*Task description*:
Can you set down, exactly as they appear below, the lines from the opening of the material through the one bearing "2, 3, 4, 4, 1]", minus the pictures?

*Collected data*:
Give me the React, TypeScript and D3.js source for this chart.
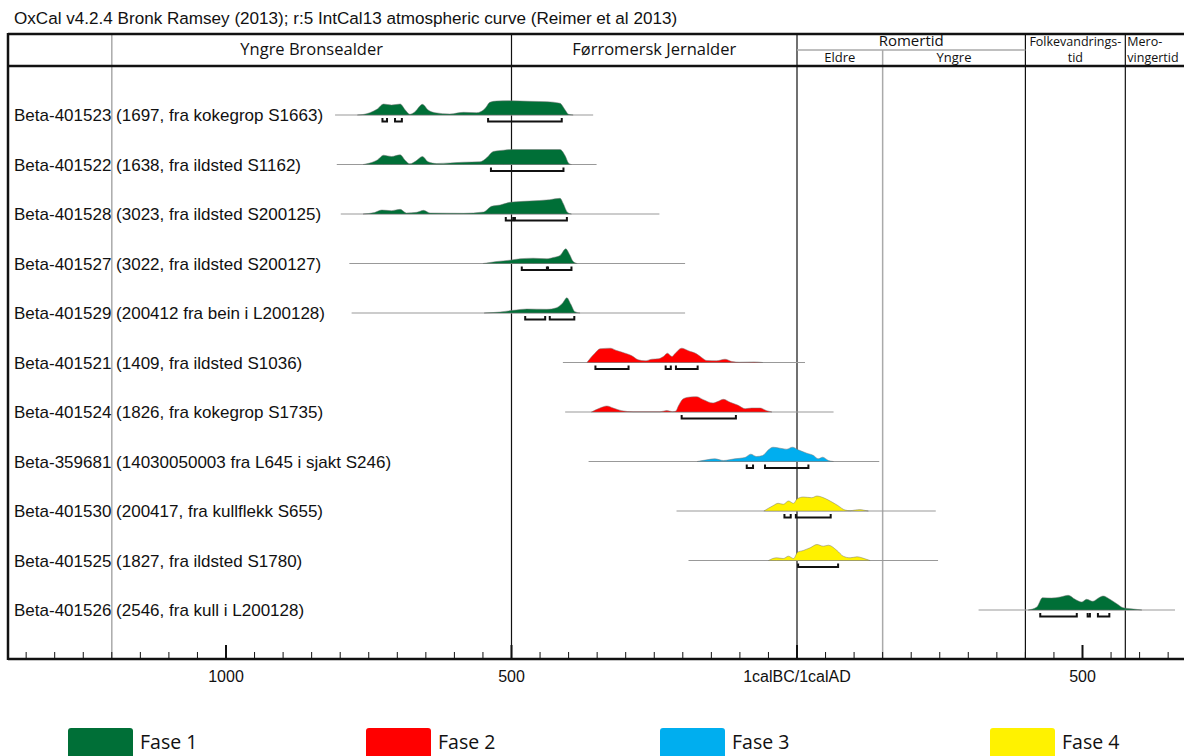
import * as d3 from 'd3'

// OxCal multiplot (years: BC negative, AD positive)
const TITLE = 'OxCal v4.2.4 Bronk Ramsey (2013); r:5 IntCal13 atmospheric curve (Reimer et al 2013)'

const rowLabels = [
  'Beta-401523 (1697, fra kokegrop S1663)',
  'Beta-401522 (1638, fra ildsted S1162)',
  'Beta-401528 (3023, fra ildsted S200125)',
  'Beta-401527 (3022, fra ildsted S200127)',
  'Beta-401529 (200412 fra bein i L200128)',
  'Beta-401521 (1409, fra ildsted S1036)',
  'Beta-401524 (1826, fra kokegrop S1735)',
  'Beta-359681 (14030050003 fra L645 i sjakt S246)',
  'Beta-401530 (200417, fra kullflekk S655)',
  'Beta-401525 (1827, fra ildsted S1780)',
  'Beta-401526 (2546, fra kull i L200128)',
]

const rowPhase = [1, 1, 1, 1, 1, 2, 2, 3, 4, 4, 1]

// extent of the grey baseline for each sample
const rowExtent = [
  [-809, -357], [-806, -351], [-799, -241], [-784, -196], [-780, -196],
  [-410, 14], [-406, 64], [-365, 144], [-211, 243], [-190, 247], [318, 662],
]

// posterior densities [year, relative probability]
const d401523 = [[-770, 0], [-760, 0.5], [-748, 2.3], [-735, 6], [-724, 11], [-710, 10], [-695, 11], [-686, 5], [-678, 0.7], [-669, 3.3], [-656, 10.7], [-646, 5], [-634, 2.3], [-608, 1], [-584, 2.7], [-561, 2.3], [-546, 6.7], [-538, 12.7], [-526, 14], [-503, 14.3], [-468, 13.7], [-438, 13.3], [-415, 11.7], [-406, 5], [-400, 0.7], [-392, 0]]
const d401522 = [[-760, 0], [-748, 1.5], [-735, 4.5], [-724, 9.3], [-710, 8], [-695, 9.7], [-686, 4], [-678, 0.7], [-667, 3.7], [-656, 8], [-646, 2.7], [-631, 1], [-584, 2.3], [-555, 2.7], [-543, 7], [-532, 13], [-514, 14.3], [-497, 15], [-415, 15], [-406, 8.7], [-400, 1.3], [-395, 0]]
const d401528 = [[-760, 0], [-740, 1.5], [-727, 4], [-710, 3.3], [-695, 4.7], [-684, 1], [-666, 1.7], [-654, 3.7], [-643, 1], [-584, 0.7], [-549, 2], [-535, 7.7], [-520, 9], [-503, 11.7], [-491, 12.3], [-468, 13], [-433, 14.3], [-415, 15.7], [-409, 10], [-402, 1.7], [-395, 0]]
const d401527 = [[-550, 0], [-526, 2], [-503, 3.3], [-485, 4.7], [-462, 5.3], [-438, 4.7], [-427, 6], [-415, 8], [-405, 14.7], [-398, 8.7], [-392, 2], [-385, 0]]
const d401529 = [[-548, 0], [-520, 1], [-497, 2.7], [-473, 4], [-438, 3.7], [-421, 5.3], [-410, 10.3], [-403, 15.3], [-396, 8.7], [-389, 1.3], [-380, 0]]
const d401521 = [[-368, 0], [-354, 9.3], [-345, 13.7], [-327, 14.3], [-316, 12], [-301, 9.3], [-290, 7], [-278, 2.7], [-266, 1.7], [-254, 3.3], [-243, 3.7], [-234, 6], [-227, 9.3], [-219, 6], [-214, 8.7], [-202, 14.3], [-190, 11.7], [-176, 8.7], [-167, 5], [-158, 2], [-141, 1.7], [-126, 3.3], [-114, 1], [-100, 0.3], [-75, 0.6], [-60, 0]]
const d401524 = [[-360, 0], [-345, 4], [-333, 6], [-322, 4], [-307, 1.3], [-287, 0.2], [-240, 0.2], [-228, 1.5], [-218, 0.3], [-212, 1], [-208, 5.7], [-199, 13.3], [-187, 15], [-176, 15.3], [-164, 12.3], [-147, 9], [-138, 10.7], [-129, 12.7], [-117, 9.7], [-103, 6.7], [-91, 3.3], [-79, 4], [-65, 4], [-53, 1.3], [-44, 0]]
const d359681 = [[-175, 0], [-158, 1.7], [-144, 2.7], [-129, 1], [-109, 2.7], [-91, 4], [-81, 7.3], [-71, 5], [-60, 6], [-50, 11.7], [-42, 14.3], [-30, 13.3], [-18, 12.3], [-8, 14.3], [2, 11.7], [17, 8.3], [29, 6], [37, 2.7], [45, 4.3], [55, 1], [64, 0]]
const d401530 = [[-58, 0], [-42, 5.3], [-33, 7.7], [-24, 6.7], [-15, 10], [-6, 7.7], [0, 12], [11, 14], [26, 13.3], [35, 15], [43, 14], [58, 10], [72, 5.3], [84, 1], [93, 0.3], [102, 1], [110, 1.4], [119, 0.6], [125, 0]]
const d401525 = [[-50, 0], [-36, 2.7], [-24, 2], [-15, 4.3], [-6, 2], [1, 8.3], [11, 10], [23, 12.7], [35, 16], [46, 14.3], [55, 15.3], [70, 10], [81, 4.3], [93, 2.7], [105, 3.7], [119, 1.7], [128, 0]]
const d401526 = [[405, 0], [420, 3], [430, 12.3], [446, 12], [461, 13], [475, 14.7], [487, 10.7], [499, 8], [507, 10.7], [518, 8.7], [528, 12], [536, 14], [548, 10.7], [560, 6.3], [571, 2.3], [589, 1], [604, 0]]

const rowDensity = [d401523, d401522, d401528, d401527, d401529, d401521, d401524, d359681, d401530, d401525, d401526]

// 95.4% ranges
const rowRanges = [
  [[-726, -718], [-704, -692], [-541, -412]],
  [[-536, -409]],
  [[-510, -497], [-494, -403]],
  [[-482, -438], [-436, -395]],
  [[-476, -441], [-433, -390]],
  [[-353, -295], [-230, -221], [-212, -174]],
  [[-202, -107]],
  [[-88, -77], [-56, 20]],
  [[-22, -11], [-2, 59]],
  [[2, 72]],
  [[426, 490], [509, 513], [527, 547]],
]

// chronology header
const periods = [
  { name: 'Yngre Bronsealder', from: -1200, to: -500 },
  { name: 'Førromersk Jernalder', from: -500, to: 0 },
]
const romertid = { name: 'Romertid', from: 0, to: 400 }
const romerSub = [
  { name: 'Eldre', from: 0, to: 150 },
  { name: 'Yngre', from: 150, to: 400 },
]
const folkevandring = { lines: ['Folkevandrings-', 'tid'], from: 400, to: 575 }
const merovinger = { lines: ['Mero-', 'vingertid'], from: 575 }

const axisLabelYears = [-1000, -500, 0, 500]
const axisLabelText = ['1000', '500', '1calBC/1calAD', '500']

const phaseNames = ['Fase 1', 'Fase 2', 'Fase 3', 'Fase 4']
const PHASE_COLORS = ['#006f37', '#ff0000', '#00aeef', '#fff200']

export default function App() {
  const W = 1184
  const H = 756
  const left = 8
  const top = 34
  const headMid = 50
  const headBottom = 66
  const bottom = 659

  const x = d3.scaleLinear().domain([-1000, 500]).range([226, 1082.5])
  const y = d3.scalePoint().domain(rowLabels).range([115, 610])
  const h = d3.scaleLinear().domain([0, 16]).range([0, 16])

  const area = d3.area()
    .x((d) => x(d[0]))
    .y0(0)
    .y1((d) => -h(d[1]))
    .curve(d3.curveMonotoneX)

  const ticks = d3.range(-1350, 700, 50)
  const arial = 'Arial, "Liberation Sans", sans-serif'
  const myriad = '"Open Sans", "Noto Sans", sans-serif'

  return (
    <svg width={W} height={H} style={{ position: 'absolute', left: 0, top: 0, background: '#fff' }}>
      <text x={14} y={24} fontFamily={arial} fontSize={17.1} fill="#111">{TITLE}</text>

      {/* period boundaries */}
      <line x1={x(-1200)} x2={x(-1200)} y1={top} y2={bottom} stroke="#aaa" strokeWidth={1.5} />
      <line x1={x(150)} x2={x(150)} y1={headMid} y2={bottom} stroke="#aaa" strokeWidth={1.5} />
      {[-500, 0, 400, 575].map((yr) => (
        <line key={yr} x1={x(yr)} x2={x(yr)} y1={top} y2={bottom} stroke="#111" strokeWidth={1.2} />
      ))}

      {/* header */}
      {periods.map((p) => (
        <text key={p.name} x={(x(p.from) + x(p.to)) / 2} y={55} textAnchor="middle" fontFamily={myriad} fontSize={16.5} fill="#111">{p.name}</text>
      ))}
      <text x={(x(romertid.from) + x(romertid.to)) / 2} y={46} textAnchor="middle" fontFamily={myriad} fontSize={15} fill="#111">{romertid.name}</text>
      <line x1={x(romertid.from)} x2={x(romertid.to)} y1={headMid} y2={headMid} stroke="#aaa" strokeWidth={1.5} />
      {romerSub.map((p) => (
        <text key={p.name} x={(x(p.from) + x(p.to)) / 2} y={62} textAnchor="middle" fontFamily={myriad} fontSize={13} fill="#111">{p.name}</text>
      ))}
      {folkevandring.lines.map((t, i) => (
        <text key={t} x={(x(folkevandring.from) + x(folkevandring.to)) / 2} y={46 + i * 16} textAnchor="middle" fontFamily={myriad} fontSize={12.5} fill="#111">{t}</text>
      ))}
      {merovinger.lines.map((t, i) => (
        <text key={t} x={x(merovinger.from) + 2} y={46 + i * 16} fontFamily={myriad} fontSize={12.5} fill="#111">{t}</text>
      ))}

      {/* frame */}
      <line x1={left} x2={W} y1={top} y2={top} stroke="#111" strokeWidth={2.5} />
      <line x1={left} x2={W} y1={headBottom} y2={headBottom} stroke="#111" strokeWidth={2.5} />
      <line x1={left} x2={left} y1={top - 1} y2={bottom + 1} stroke="#111" strokeWidth={2.5} />
      <line x1={left} x2={W} y1={bottom} y2={bottom} stroke="#111" strokeWidth={2.5} />

      {/* rows */}
      {rowLabels.map((label, i) => {
        const by = y(label) ?? 0
        const color = PHASE_COLORS[rowPhase[i] - 1]
        return (
          <g key={label}>
            <text x={14} y={by} dy="0.36em" fontFamily={arial} fontSize={17} fill="#111">{label}</text>
            <line x1={x(rowExtent[i][0])} x2={x(rowExtent[i][1])} y1={by} y2={by} stroke="#999" strokeWidth={1.2} />
            <path d={area(rowDensity[i]) ?? ''} transform={`translate(0,${by})`} fill={color} stroke="#777" strokeWidth={0.5} />
            {rowRanges[i].map(([a, b]) => (
              <path key={a} d={`M${x(a)},${by + 3}V${by + 6.5}H${x(b)}V${by + 3}`} fill="none" stroke="#111" strokeWidth={2} />
            ))}
          </g>
        )
      })}

      {/* axis */}
      {ticks.map((t) => {
        const major = axisLabelYears.includes(t)
        return (
          <line key={t} x1={x(t)} x2={x(t)} y1={bottom} y2={bottom - (major ? 14 : 7)} stroke="#111" strokeWidth={major ? 2 : 1} />
        )
      })}
      {axisLabelYears.map((yr, i) => (
        <text key={i} x={x(yr)} y={682} textAnchor="middle" fontFamily={arial} fontSize={16} fill="#111">{axisLabelText[i]}</text>
      ))}

      {/* legend */}
      {phaseNames.map((name, i) => {
        const lx = [68, 366, 660, 990][i]
        return (
          <g key={name}>
            <rect x={lx} y={728} width={65} height={40} rx={3} fill={PHASE_COLORS[i]} />
            <text x={lx + 72} y={749} fontFamily={myriad} fontSize={19.5} fill="#111">{name}</text>
          </g>
        )
      })}
    </svg>
  )
}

*Result of this task*:
Give me the React, TypeScript and D3.js source for this chart.
import * as d3 from 'd3'

// OxCal multiplot (years: BC negative, AD positive)
const TITLE = 'OxCal v4.2.4 Bronk Ramsey (2013); r:5 IntCal13 atmospheric curve (Reimer et al 2013)'

const rowLabels = [
  'Beta-401523 (1697, fra kokegrop S1663)',
  'Beta-401522 (1638, fra ildsted S1162)',
  'Beta-401528 (3023, fra ildsted S200125)',
  'Beta-401527 (3022, fra ildsted S200127)',
  'Beta-401529 (200412 fra bein i L200128)',
  'Beta-401521 (1409, fra ildsted S1036)',
  'Beta-401524 (1826, fra kokegrop S1735)',
  'Beta-359681 (14030050003 fra L645 i sjakt S246)',
  'Beta-401530 (200417, fra kullflekk S655)',
  'Beta-401525 (1827, fra ildsted S1780)',
  'Beta-401526 (2546, fra kull i L200128)',
]

const rowPhase = [1, 1, 1, 1, 1, 2, 2, 3, 4, 4, 1]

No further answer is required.